Source code of charts
+ + + +

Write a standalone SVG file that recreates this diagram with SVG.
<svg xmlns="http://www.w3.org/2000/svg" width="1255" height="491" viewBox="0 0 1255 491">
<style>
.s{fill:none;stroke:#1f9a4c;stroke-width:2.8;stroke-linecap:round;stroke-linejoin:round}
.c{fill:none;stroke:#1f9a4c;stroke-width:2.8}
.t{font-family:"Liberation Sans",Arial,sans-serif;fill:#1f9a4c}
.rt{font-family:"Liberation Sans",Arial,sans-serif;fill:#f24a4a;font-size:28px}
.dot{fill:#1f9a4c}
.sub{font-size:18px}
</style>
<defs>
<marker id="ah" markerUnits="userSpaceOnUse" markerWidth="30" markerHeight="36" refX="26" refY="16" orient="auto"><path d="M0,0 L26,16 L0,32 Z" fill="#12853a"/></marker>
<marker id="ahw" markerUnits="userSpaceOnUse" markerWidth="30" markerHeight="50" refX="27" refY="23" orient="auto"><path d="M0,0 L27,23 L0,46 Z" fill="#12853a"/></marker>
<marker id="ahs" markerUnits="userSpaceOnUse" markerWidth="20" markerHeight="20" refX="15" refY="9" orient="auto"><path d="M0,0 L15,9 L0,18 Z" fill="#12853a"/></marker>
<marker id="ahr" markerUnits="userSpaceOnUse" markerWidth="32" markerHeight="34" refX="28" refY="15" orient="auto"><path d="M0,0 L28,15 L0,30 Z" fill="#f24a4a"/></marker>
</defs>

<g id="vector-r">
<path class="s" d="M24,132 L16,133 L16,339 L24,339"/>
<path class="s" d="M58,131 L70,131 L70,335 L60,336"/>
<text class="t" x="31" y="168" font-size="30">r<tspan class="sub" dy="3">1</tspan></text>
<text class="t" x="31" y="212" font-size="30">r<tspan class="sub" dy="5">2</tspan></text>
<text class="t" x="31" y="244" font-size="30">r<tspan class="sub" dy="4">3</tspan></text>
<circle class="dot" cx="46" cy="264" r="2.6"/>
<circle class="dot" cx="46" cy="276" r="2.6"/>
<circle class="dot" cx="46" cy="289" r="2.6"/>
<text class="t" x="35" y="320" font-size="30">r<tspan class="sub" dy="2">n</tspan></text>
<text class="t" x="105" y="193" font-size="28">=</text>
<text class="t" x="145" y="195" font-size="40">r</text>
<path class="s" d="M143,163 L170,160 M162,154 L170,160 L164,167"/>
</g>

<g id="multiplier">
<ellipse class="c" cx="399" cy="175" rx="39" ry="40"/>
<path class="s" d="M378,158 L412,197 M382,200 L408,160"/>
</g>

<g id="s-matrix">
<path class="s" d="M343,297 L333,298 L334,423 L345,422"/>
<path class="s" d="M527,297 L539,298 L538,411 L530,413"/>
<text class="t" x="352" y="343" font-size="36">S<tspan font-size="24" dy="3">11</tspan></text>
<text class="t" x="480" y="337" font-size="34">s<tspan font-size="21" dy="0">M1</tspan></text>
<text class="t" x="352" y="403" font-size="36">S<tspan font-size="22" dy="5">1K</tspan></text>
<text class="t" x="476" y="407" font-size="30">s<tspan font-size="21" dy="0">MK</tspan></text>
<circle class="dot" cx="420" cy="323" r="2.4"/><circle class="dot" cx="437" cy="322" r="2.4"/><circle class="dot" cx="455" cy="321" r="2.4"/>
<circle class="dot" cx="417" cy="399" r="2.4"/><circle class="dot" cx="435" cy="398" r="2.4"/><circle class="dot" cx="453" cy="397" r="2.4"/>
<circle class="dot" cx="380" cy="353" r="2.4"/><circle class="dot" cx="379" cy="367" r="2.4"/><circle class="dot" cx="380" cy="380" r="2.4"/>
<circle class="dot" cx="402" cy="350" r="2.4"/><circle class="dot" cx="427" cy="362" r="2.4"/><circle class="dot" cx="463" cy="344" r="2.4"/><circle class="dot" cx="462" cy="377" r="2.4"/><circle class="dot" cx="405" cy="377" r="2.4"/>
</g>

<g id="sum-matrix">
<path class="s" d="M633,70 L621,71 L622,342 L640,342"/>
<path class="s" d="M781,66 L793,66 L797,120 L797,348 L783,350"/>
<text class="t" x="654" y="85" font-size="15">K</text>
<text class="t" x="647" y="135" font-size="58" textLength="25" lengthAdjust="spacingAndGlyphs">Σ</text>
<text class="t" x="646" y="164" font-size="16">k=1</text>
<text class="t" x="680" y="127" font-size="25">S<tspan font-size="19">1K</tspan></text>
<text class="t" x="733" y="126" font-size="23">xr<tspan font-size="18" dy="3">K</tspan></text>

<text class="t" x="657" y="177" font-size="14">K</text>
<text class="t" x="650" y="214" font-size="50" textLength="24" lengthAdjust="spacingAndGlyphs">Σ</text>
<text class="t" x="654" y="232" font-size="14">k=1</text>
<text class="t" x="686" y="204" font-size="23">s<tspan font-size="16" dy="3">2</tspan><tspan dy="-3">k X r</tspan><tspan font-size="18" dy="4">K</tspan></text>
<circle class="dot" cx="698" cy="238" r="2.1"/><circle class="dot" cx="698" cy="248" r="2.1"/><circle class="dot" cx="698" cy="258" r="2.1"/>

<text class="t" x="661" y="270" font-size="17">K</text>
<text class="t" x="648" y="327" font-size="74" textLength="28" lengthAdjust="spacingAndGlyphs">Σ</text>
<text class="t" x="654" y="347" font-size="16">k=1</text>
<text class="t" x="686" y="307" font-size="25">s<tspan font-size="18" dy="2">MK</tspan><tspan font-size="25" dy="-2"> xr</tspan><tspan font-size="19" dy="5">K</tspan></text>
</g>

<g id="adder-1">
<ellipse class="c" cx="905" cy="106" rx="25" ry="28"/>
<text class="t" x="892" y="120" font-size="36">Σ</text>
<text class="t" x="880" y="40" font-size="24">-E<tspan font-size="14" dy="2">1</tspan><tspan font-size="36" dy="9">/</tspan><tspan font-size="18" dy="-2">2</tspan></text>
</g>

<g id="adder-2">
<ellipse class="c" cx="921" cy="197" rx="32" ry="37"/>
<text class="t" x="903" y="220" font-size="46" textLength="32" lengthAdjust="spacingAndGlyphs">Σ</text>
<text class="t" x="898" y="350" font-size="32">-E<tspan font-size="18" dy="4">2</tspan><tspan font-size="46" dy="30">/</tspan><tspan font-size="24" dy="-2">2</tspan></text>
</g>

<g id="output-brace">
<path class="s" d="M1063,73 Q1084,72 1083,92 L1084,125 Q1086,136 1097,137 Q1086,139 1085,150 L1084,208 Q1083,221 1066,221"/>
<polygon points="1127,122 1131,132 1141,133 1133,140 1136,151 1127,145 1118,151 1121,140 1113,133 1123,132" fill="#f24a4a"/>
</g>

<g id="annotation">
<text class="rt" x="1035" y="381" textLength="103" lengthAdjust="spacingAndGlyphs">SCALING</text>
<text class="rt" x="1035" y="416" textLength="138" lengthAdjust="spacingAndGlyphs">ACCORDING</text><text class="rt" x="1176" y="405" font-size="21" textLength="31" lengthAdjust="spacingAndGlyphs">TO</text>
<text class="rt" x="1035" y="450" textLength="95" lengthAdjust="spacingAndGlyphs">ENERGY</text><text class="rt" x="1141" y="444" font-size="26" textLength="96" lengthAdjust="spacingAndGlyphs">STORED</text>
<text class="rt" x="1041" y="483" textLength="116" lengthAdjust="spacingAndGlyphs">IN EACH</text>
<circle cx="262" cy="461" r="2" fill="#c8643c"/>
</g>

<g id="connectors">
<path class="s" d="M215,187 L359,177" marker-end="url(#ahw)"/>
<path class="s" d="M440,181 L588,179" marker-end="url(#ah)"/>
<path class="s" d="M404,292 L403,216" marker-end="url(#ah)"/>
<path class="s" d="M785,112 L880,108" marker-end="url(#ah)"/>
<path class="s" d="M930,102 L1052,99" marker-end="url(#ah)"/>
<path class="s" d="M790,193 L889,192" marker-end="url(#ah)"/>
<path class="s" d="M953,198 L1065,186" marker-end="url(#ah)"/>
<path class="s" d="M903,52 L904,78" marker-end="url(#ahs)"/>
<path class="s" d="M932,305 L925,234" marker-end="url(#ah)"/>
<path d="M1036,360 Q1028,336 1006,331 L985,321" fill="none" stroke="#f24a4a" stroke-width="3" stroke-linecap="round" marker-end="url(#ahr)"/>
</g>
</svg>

+ + + +

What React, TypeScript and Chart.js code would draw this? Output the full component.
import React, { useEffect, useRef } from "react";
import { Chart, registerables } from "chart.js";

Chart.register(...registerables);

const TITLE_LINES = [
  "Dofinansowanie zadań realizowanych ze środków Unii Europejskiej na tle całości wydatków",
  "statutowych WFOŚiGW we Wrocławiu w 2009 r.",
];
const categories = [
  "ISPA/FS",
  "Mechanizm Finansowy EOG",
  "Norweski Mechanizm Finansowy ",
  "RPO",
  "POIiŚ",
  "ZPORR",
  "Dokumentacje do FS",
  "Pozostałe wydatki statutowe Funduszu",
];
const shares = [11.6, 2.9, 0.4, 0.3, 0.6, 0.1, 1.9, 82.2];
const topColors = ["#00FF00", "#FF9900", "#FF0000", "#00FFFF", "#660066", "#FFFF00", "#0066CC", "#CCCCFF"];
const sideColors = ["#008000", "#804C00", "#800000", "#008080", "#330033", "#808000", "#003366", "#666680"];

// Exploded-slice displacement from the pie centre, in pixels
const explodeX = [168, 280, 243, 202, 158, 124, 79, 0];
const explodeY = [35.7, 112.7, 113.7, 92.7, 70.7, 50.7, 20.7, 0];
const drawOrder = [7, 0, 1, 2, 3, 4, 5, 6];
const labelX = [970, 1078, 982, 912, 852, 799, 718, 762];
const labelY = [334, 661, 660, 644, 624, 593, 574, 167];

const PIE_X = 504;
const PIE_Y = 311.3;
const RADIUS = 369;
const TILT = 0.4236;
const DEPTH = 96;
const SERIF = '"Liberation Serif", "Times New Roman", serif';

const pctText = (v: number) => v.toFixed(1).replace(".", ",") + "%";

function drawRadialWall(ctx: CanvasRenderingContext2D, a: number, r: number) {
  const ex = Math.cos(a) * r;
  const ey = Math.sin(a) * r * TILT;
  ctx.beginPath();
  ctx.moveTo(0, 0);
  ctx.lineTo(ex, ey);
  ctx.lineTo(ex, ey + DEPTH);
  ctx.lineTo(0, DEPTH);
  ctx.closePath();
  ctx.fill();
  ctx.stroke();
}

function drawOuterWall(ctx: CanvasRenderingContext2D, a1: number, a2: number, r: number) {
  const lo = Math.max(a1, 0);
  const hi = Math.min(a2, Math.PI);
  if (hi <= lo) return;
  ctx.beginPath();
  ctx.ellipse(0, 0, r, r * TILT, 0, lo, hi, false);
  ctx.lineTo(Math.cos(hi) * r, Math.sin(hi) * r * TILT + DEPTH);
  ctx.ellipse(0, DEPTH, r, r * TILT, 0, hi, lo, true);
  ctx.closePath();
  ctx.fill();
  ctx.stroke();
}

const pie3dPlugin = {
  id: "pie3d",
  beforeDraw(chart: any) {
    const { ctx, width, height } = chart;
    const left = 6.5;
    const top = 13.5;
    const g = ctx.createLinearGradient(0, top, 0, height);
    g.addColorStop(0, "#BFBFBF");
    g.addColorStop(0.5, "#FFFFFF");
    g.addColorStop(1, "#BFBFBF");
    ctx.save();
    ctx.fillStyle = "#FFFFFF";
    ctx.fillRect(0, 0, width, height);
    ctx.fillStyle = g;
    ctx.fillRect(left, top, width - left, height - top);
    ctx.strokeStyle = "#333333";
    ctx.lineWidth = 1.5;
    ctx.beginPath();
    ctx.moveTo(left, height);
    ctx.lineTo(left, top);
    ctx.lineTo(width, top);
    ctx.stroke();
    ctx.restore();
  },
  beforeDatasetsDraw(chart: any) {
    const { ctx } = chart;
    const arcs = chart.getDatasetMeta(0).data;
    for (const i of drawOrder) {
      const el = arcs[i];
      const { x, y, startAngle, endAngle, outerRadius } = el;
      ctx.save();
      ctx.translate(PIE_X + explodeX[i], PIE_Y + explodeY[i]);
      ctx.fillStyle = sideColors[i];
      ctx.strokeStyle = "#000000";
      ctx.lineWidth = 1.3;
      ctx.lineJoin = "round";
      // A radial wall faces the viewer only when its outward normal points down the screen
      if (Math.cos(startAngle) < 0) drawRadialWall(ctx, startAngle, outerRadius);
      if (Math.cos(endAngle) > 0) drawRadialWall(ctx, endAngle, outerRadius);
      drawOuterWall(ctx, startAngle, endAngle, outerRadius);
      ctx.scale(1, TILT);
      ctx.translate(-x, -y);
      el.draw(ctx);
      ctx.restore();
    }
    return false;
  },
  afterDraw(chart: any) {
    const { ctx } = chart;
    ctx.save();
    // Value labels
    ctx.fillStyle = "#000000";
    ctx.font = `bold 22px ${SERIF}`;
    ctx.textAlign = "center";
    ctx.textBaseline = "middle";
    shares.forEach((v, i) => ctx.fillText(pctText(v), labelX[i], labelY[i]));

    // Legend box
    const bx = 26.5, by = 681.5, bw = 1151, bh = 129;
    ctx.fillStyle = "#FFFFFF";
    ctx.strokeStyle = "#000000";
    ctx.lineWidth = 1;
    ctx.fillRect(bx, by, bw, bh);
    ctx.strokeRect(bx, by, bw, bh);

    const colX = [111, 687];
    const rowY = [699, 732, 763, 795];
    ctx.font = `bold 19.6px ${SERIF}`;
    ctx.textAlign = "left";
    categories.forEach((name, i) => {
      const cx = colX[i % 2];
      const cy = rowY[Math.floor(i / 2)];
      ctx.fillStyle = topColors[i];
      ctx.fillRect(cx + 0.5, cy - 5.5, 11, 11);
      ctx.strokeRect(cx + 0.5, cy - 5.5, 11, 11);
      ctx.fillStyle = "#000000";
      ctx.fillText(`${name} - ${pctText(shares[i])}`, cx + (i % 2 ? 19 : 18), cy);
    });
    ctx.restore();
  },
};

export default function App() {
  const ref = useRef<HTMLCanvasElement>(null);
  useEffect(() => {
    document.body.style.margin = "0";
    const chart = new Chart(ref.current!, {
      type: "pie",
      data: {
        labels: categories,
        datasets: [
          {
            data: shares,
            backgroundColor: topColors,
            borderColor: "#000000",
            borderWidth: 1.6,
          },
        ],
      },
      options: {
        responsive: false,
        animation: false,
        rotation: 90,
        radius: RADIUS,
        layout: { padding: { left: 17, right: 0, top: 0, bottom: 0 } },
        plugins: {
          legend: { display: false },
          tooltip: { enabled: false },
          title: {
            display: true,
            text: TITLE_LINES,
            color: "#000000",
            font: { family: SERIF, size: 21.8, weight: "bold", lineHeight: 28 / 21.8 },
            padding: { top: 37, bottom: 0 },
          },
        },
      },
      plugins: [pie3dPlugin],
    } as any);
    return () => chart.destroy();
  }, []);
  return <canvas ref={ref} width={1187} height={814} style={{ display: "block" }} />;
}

+ + + +

**AIM:** Between the line containing "What React, TypeScript" and the line containing "Chart.register(...registerables);" lies the part to return. Return it exactly, counting both of those lines.

**ANSWER BELOW:**
What React, TypeScript and Chart.js code would draw this? Output the full component.
import React, { useEffect, useRef } from "react";
import { Chart, registerables } from "chart.js";

Chart.register(...registerables);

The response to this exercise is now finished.